[Start]

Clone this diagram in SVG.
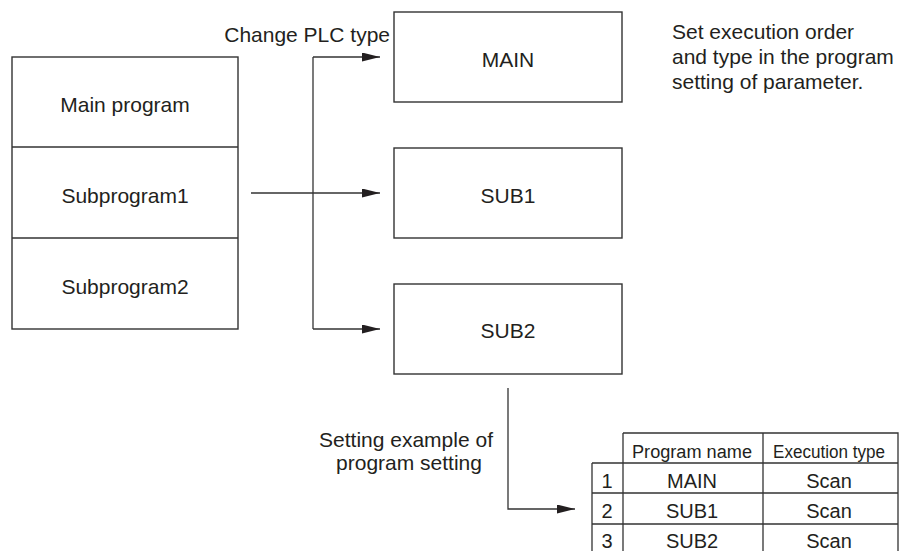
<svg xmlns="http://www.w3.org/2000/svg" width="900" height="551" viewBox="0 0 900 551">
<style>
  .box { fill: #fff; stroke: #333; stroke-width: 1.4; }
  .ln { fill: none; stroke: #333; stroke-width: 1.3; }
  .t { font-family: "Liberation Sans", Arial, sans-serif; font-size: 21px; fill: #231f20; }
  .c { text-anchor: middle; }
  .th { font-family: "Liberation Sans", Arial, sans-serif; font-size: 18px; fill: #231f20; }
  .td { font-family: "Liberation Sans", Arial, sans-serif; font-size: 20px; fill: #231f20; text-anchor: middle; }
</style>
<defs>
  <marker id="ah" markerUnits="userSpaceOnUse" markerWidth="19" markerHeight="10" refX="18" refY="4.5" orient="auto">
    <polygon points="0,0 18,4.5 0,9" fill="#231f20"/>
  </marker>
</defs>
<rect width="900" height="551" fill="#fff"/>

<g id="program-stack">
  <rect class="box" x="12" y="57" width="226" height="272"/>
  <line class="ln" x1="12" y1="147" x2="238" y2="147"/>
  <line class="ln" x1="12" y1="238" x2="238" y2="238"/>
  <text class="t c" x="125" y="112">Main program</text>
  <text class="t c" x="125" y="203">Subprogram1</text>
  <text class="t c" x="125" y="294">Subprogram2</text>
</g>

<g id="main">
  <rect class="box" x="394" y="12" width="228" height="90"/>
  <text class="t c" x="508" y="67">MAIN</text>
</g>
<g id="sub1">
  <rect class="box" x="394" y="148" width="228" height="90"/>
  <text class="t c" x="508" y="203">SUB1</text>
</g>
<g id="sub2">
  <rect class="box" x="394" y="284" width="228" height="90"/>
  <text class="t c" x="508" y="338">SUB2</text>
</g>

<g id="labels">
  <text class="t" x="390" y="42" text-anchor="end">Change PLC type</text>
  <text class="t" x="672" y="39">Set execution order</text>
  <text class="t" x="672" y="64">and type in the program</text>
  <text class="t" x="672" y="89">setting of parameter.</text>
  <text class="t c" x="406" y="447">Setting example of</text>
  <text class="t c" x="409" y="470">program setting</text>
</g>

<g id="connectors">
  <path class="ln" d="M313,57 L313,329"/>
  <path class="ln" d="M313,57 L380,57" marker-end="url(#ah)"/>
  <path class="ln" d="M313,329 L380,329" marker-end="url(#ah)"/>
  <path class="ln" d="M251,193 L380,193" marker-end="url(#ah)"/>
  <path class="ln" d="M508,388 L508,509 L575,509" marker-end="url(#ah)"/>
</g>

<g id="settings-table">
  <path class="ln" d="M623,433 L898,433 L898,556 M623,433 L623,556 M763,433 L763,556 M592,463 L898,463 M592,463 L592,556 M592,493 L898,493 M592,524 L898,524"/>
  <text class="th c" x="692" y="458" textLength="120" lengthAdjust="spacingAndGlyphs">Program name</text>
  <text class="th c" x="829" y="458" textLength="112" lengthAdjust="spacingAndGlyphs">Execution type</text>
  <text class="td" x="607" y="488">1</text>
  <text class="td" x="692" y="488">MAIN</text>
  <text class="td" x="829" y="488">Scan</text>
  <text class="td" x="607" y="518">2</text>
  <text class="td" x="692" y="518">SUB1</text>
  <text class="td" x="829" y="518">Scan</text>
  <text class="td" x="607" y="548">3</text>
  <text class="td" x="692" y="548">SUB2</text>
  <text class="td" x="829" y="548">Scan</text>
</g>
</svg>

[End]

# Work to be completed
Restate the data above word for word. Do not include the images.

# Task output
Clone this diagram in SVG.
<svg xmlns="http://www.w3.org/2000/svg" width="900" height="551" viewBox="0 0 900 551">
<style>
  .box { fill: #fff; stroke: #333; stroke-width: 1.4; }
  .ln { fill: none; stroke: #333; stroke-width: 1.3; }
  .t { font-family: "Liberation Sans", Arial, sans-serif; font-size: 21px; fill: #231f20; }
  .c { text-anchor: middle; }
  .th { font-family: "Liberation Sans", Arial, sans-serif; font-size: 18px; fill: #231f20; }
  .td { font-family: "Liberation Sans", Arial, sans-serif; font-size: 20px; fill: #231f20; text-anchor: middle; }
</style>
<defs>
  <marker id="ah" markerUnits="userSpaceOnUse" markerWidth="19" markerHeight="10" refX="18" refY="4.5" orient="auto">
    <polygon points="0,0 18,4.5 0,9" fill="#231f20"/>
  </marker>
</defs>
<rect width="900" height="551" fill="#fff"/>

<g id="program-stack">
  <rect class="box" x="12" y="57" width="226" height="272"/>
  <line class="ln" x1="12" y1="147" x2="238" y2="147"/>
  <line class="ln" x1="12" y1="238" x2="238" y2="238"/>
  <text class="t c" x="125" y="112">Main program</text>
  <text class="t c" x="125" y="203">Subprogram1</text>
  <text class="t c" x="125" y="294">Subprogram2</text>
</g>

<g id="main">
  <rect class="box" x="394" y="12" width="228" height="90"/>
  <text class="t c" x="508" y="67">MAIN</text>
</g>
<g id="sub1">
  <rect class="box" x="394" y="148" width="228" height="90"/>
  <text class="t c" x="508" y="203">SUB1</text>
</g>
<g id="sub2">
  <rect class="box" x="394" y="284" width="228" height="90"/>
  <text class="t c" x="508" y="338">SUB2</text>
</g>

<g id="labels">
  <text class="t" x="390" y="42" text-anchor="end">Change PLC type</text>
  <text class="t" x="672" y="39">Set execution order</text>
  <text class="t" x="672" y="64">and type in the program</text>
  <text class="t" x="672" y="89">setting of parameter.</text>
  <text class="t c" x="406" y="447">Setting example of</text>
  <text class="t c" x="409" y="470">program setting</text>
</g>

<g id="connectors">
  <path class="ln" d="M313,57 L313,329"/>
  <path class="ln" d="M313,57 L380,57" marker-end="url(#ah)"/>
  <path class="ln" d="M313,329 L380,329" marker-end="url(#ah)"/>
  <path class="ln" d="M251,193 L380,193" marker-end="url(#ah)"/>
  <path class="ln" d="M508,388 L508,509 L575,509" marker-end="url(#ah)"/>
</g>

<g id="settings-table">
  <path class="ln" d="M623,433 L898,433 L898,556 M623,433 L623,556 M763,433 L763,556 M592,463 L898,463 M592,463 L592,556 M592,493 L898,493 M592,524 L898,524"/>
  <text class="th c" x="692" y="458" textLength="120" lengthAdjust="spacingAndGlyphs">Program name</text>
  <text class="th c" x="829" y="458" textLength="112" lengthAdjust="spacingAndGlyphs">Execution type</text>
  <text class="td" x="607" y="488">1</text>
  <text class="td" x="692" y="488">MAIN</text>
  <text class="td" x="829" y="488">Scan</text>
  <text class="td" x="607" y="518">2</text>
  <text class="td" x="692" y="518">SUB1</text>
  <text class="td" x="829" y="518">Scan</text>
  <text class="td" x="607" y="548">3</text>
  <text class="td" x="692" y="548">SUB2</text>
  <text class="td" x="829" y="548">Scan</text>
</g>
</svg>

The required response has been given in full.